Hacker News new | ask | show | jobs
by lawl 3156 days ago
I tried a random reddit thread. Did not fetch comments, only information about the submission. Then I tried it with HN. Same. Then I tried it with a github issue. Same.

Then I tried it with the first link I got from news.google.com which was nytimes. No article text included.

Maybe I'm misunderstanding the purpose of this? Or was that just a string of bad luck?

3 comments

Something I was doing recently required an API with sports scores and I found out how astronomically expensive sports API's are, so I gave this a shot on an ESPN page with game statistics (http://www.espn.com/nba/game?gameId=400974869) and the results were basically the amount of info you'd get from a facebook link preview
No is not just bad luck. Currently did not concentrate so much on "text pages" like blogs or articles yet. Mainly on pages which contain more data like prices, geo coordinates, social media profiles, ... That said support for the mentioned pages can simply be added via our point and click GUI by any user. Do sadly not have time right now, but can add support for this pages by tomorrow.
Ah thanks. Currently I have already written scrapers for the stuff I need. I was mainly just curious. I'll bookmark it to look at again when I need something next time.
So your paid for product for scraping and structuring information from a webpage cannot actually return most content off a webpage as it is now? Wouldn't that be a more important vertical slice of a product for an MVP than having a fully thought out pay tier system?
Maybe? It's all about tradeoffs.

I could see why you would want to figure out how much value the MVP is creating, and $$$ is an honest way to do that.

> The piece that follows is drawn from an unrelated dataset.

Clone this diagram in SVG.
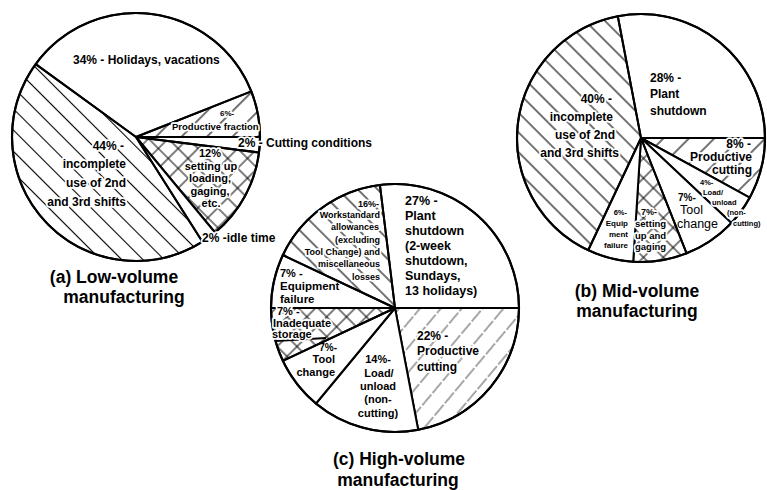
<svg xmlns="http://www.w3.org/2000/svg" width="767" height="490" viewBox="0 0 767 490">
  <defs>
    <!-- back-slash hatch (down-right lines) -->
    <pattern id="hatchBack" width="15" height="15" patternUnits="userSpaceOnUse" patternTransform="rotate(45)">
      <line x1="0" y1="7.5" x2="15" y2="7.5" stroke="#000" stroke-width="1.1"/>
    </pattern>
    <pattern id="hatchBack2" width="14" height="14" patternUnits="userSpaceOnUse" patternTransform="rotate(45)">
      <line x1="0" y1="7" x2="14" y2="7" stroke="#000" stroke-width="1.1"/>
    </pattern>
    <!-- forward-slash hatch (up-right lines) -->
    <pattern id="hatchFwd" width="18" height="18" patternUnits="userSpaceOnUse" patternTransform="rotate(-45)">
      <line x1="0" y1="9" x2="18" y2="9" stroke="#000" stroke-width="1.1"/>
    </pattern>
    <pattern id="hatchFine" width="16" height="16" patternUnits="userSpaceOnUse" patternTransform="rotate(-50)">
      <line x1="0" y1="8" x2="16" y2="8" stroke="#222" stroke-width="0.8" stroke-dasharray="7 2"/>
    </pattern>
    <!-- cross hatch -->
    <pattern id="cross" width="14" height="14" patternUnits="userSpaceOnUse" patternTransform="rotate(45)">
      <line x1="0" y1="7" x2="14" y2="7" stroke="#000" stroke-width="1"/>
      <line x1="7" y1="0" x2="7" y2="14" stroke="#000" stroke-width="1"/>
    </pattern>
    <style>
      .edge { stroke: #000; stroke-width: 2; stroke-linejoin: round; }
      .rim { fill: none; stroke: #000; stroke-width: 2.2; }
      .w { fill: #fff; }
      .t { font-family: "Liberation Sans", Arial, Helvetica, sans-serif; font-weight: bold; fill: #000; }
      .r { font-weight: normal; }
      .h { stroke: #fff; stroke-width: 3.5; stroke-linejoin: round; paint-order: stroke; }
      .s12 { font-size: 12px; }
      .s11 { font-size: 11px; }
      .s9 { font-size: 9px; }
      .s8 { font-size: 8px; }
      .title { font-size: 17.5px; text-anchor: middle; }
      .e { text-anchor: end; }
      .m { text-anchor: middle; }
    </style>
  </defs>

  <rect width="767" height="490" fill="#fff"/>

  <!-- (a) Low-volume manufacturing -->
  <g id="pie-a">
    <path class="edge w" d="M136,137 L35.7,64.1 A124,124 0 0,1 251.3,91.4 Z"/>
    <path class="edge" fill="url(#hatchFwd)" d="M136,137 L251.3,91.4 A124,124 0 0,1 260,137 Z"/>
    <path class="edge w" d="M136,137 L260,137 A124,124 0 0,1 259,152.5 Z"/>
    <path class="edge" fill="url(#cross)" d="M136,137 L259,152.5 A124,124 0 0,1 215,232.5 Z"/>
    <path class="edge w" d="M136,137 L215,232.5 A124,124 0 0,1 202.4,241.7 Z"/>
    <path class="edge" fill="url(#hatchBack)" d="M136,137 L202.4,241.7 A124,124 0 0,1 35.7,64.1 Z"/>
    <circle class="rim" cx="136" cy="137" r="124"/>

    <text class="t s12" x="73" y="64">34% - Holidays, vacations</text>
    <text class="t s8 h" x="220" y="116">6%-</text>
    <text class="t h" font-size="9.5" x="172" y="130">Productive fraction</text>
    <text class="t s12 h" x="238" y="147">2% - Cutting conditions</text>
    <text class="t s12 h e" x="124" y="150">44% -</text>
    <text class="t s12 h e" x="126" y="168">incomplete</text>
    <text class="t s12 h e" x="126" y="187">use of 2nd</text>
    <text class="t s12 h e" x="126" y="206">and 3rd shifts</text>
    <text class="t s11 h m" x="210" y="157">12%</text>
    <text class="t s11 h m" x="211" y="169.5">setting up</text>
    <text class="t s11 h m" x="210" y="182">loading,</text>
    <text class="t s11 h m" x="210" y="194.5">gaging,</text>
    <text class="t s11 h m" x="211" y="207">etc.</text>
    <text class="t s12 h" x="202" y="242">2% -idle time</text>

    <text class="t title" x="114" y="283">(a) Low-volume</text>
    <text class="t title" x="124" y="303">manufacturing</text>
  </g>

  <!-- (b) Mid-volume manufacturing -->
  <g id="pie-b">
    <path class="edge w" d="M641,138 L617.8,16.2 A124,124 0 0,1 765,138 Z"/>
    <path class="edge" fill="url(#hatchFwd)" d="M641,138 L765,138 A124,124 0 0,1 749.7,197.7 Z"/>
    <path class="edge w" d="M641,138 L749.7,197.7 A124,124 0 0,1 731.4,222.9 Z"/>
    <path class="edge w" d="M641,138 L731.4,222.9 A124,124 0 0,1 686.6,253.3 Z"/>
    <path class="edge" fill="url(#cross)" d="M641,138 L686.6,253.3 A124,124 0 0,1 633.2,261.8 Z"/>
    <path class="edge w" d="M641,138 L633.2,261.8 A124,124 0 0,1 588.2,250.2 Z"/>
    <path class="edge" fill="url(#hatchBack2)" d="M641,138 L588.2,250.2 A124,124 0 0,1 617.8,16.2 Z"/>
    <circle class="rim" cx="641" cy="138" r="124"/>

    <text class="t s12" x="650" y="82">28% -</text>
    <text class="t s12" x="650" y="98">Plant</text>
    <text class="t s12" x="650" y="115">shutdown</text>
    <text class="t s12 h e" x="612" y="103">40% -</text>
    <text class="t s12 h e" x="613" y="121">incomplete</text>
    <text class="t s12 h e" x="615" y="139">use of 2nd</text>
    <text class="t s12 h e" x="619" y="157">and 3rd shifts</text>
    <text class="t s12 h e" x="751" y="148">8% -</text>
    <text class="t s12 h e" x="752" y="161">Productive</text>
    <text class="t s12 h e" x="752" y="174">cutting</text>
    <text class="t h" font-size="7.5" x="700" y="185">4%-</text>
    <text class="t h" font-size="7.5" x="703" y="195">Load/</text>
    <text class="t h" font-size="7.5" x="712" y="205">unload</text>
    <text class="t h" font-size="7.5" x="727" y="215">(non-</text>
    <text class="t h" font-size="7.5" x="733" y="226">cutting)</text>
    <text class="t" font-size="10" x="678" y="201">7%-</text>
    <text class="t r" font-size="12.5" x="680" y="214">Tool</text>
    <text class="t r" font-size="12.5" x="677" y="228">change</text>
    <text class="t s9 h" x="641" y="215">7%-</text>
    <text class="t h" font-size="9.5" x="635" y="227">setting</text>
    <text class="t h" font-size="9.5" x="635" y="239">up and</text>
    <text class="t h" font-size="9.5" x="635" y="250">gaging</text>
    <text class="t h e" font-size="7.5" x="627" y="215">6%-</text>
    <text class="t s8 h e" x="628" y="226">Equip</text>
    <text class="t s8 h e" x="628" y="237">ment</text>
    <text class="t s8 h e" x="628" y="248">failure</text>

    <text class="t title" x="637" y="297">(b) Mid-volume</text>
    <text class="t title" x="637" y="317">manufacturing</text>
  </g>

  <!-- (c) High-volume manufacturing -->
  <g id="pie-c">
    <path class="edge w" d="M395,308 L379.9,184.9 A124,124 0 0,1 519,308 Z"/>
    <path class="edge" fill="url(#hatchFine)" d="M395,308 L519,308 A124,124 0 0,1 418.2,429.8 Z"/>
    <path class="edge w" d="M395,308 L418.2,429.8 A124,124 0 0,1 316,403.5 Z"/>
    <path class="edge w" d="M395,308 L316,403.5 A124,124 0 0,1 282.8,360.8 Z"/>
    <path class="edge" fill="url(#cross)" d="M395,308 L282.8,360.8 A124,124 0 0,1 271,308 Z"/>
    <path class="edge w" d="M395,308 L271,308 A124,124 0 0,1 282.8,255.2 Z"/>
    <path class="edge" fill="url(#hatchBack2)" d="M395,308 L282.8,255.2 A124,124 0 0,1 379.9,184.9 Z"/>
    <line class="edge" x1="275.5" y1="341" x2="326" y2="338"/>
    <circle class="rim" cx="395" cy="308" r="124"/>

    <text class="t s9 h e" x="379" y="207">16%-</text>
    <text class="t s9 h e" x="380" y="218">Workstandard</text>
    <text class="t s9 h e" x="379" y="230">allowances</text>
    <text class="t s9 h e" x="380" y="243">(excluding</text>
    <text class="t s9 h e" x="380" y="255">Tool Change) and</text>
    <text class="t s9 h e" x="380" y="267">miscellaneous</text>
    <text class="t s9 h e" x="380" y="280">losses</text>
    <text class="t s11" x="280" y="277">7% -</text>
    <text class="t" font-size="11.5" x="280" y="290">Equipment</text>
    <text class="t" font-size="11.5" x="280" y="303">failure</text>
    <text class="t s11 h" x="277" y="315">7% -</text>
    <text class="t s11 h" x="273" y="327">Inadequate</text>
    <text class="t s11 h" x="272" y="338">storage</text>
    <text class="t e" font-size="10" x="337" y="351">7%-</text>
    <text class="t s11 e" x="335" y="363">Tool</text>
    <text class="t s11 e" x="335" y="376">change</text>
    <text class="t s11 m" x="378" y="363">14%-</text>
    <text class="t s11 m" x="379" y="377">Load/</text>
    <text class="t s11 m" x="378" y="390">unload</text>
    <text class="t s11 m" x="378" y="403">(non-</text>
    <text class="t s11 m" x="378" y="417">cutting)</text>
    <text class="t s12 h" x="417" y="340">22% -</text>
    <text class="t s12 h" x="417" y="355">Productive</text>
    <text class="t s12 h" x="417" y="371">cutting</text>
    <text class="t" font-size="12.5" x="405" y="205">27% -</text>
    <text class="t" font-size="12.5" x="405" y="220">Plant</text>
    <text class="t" font-size="12.5" x="405" y="235">shutdown</text>
    <text class="t" font-size="12.5" x="405" y="250">(2-week</text>
    <text class="t" font-size="12.5" x="405" y="265">shutdown,</text>
    <text class="t" font-size="12.5" x="405" y="280">Sundays,</text>
    <text class="t" font-size="12.5" x="405" y="295">13 holidays)</text>

    <text class="t title" font-size="20" x="399" y="465">(c) High-volume</text>
    <text class="t title" font-size="20" x="398" y="486">manufacturing</text>
  </g>
</svg>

It sounds like two things are happening with the MVP: - emphasis on more complicated sites with more data (higher propensity to pay) - this functionality is actually possible but a user needs to take the time to set it up via a the GUI.

Feels like a pretty good tradeoff to me.

Thanks, seems like you got it ;-)
Same here. Really curious though if there is any service/api to harvest news articles from websites to experiment with text analysis with? Havent found any after some search, just apis that provide meta information but not an actual corpus of text.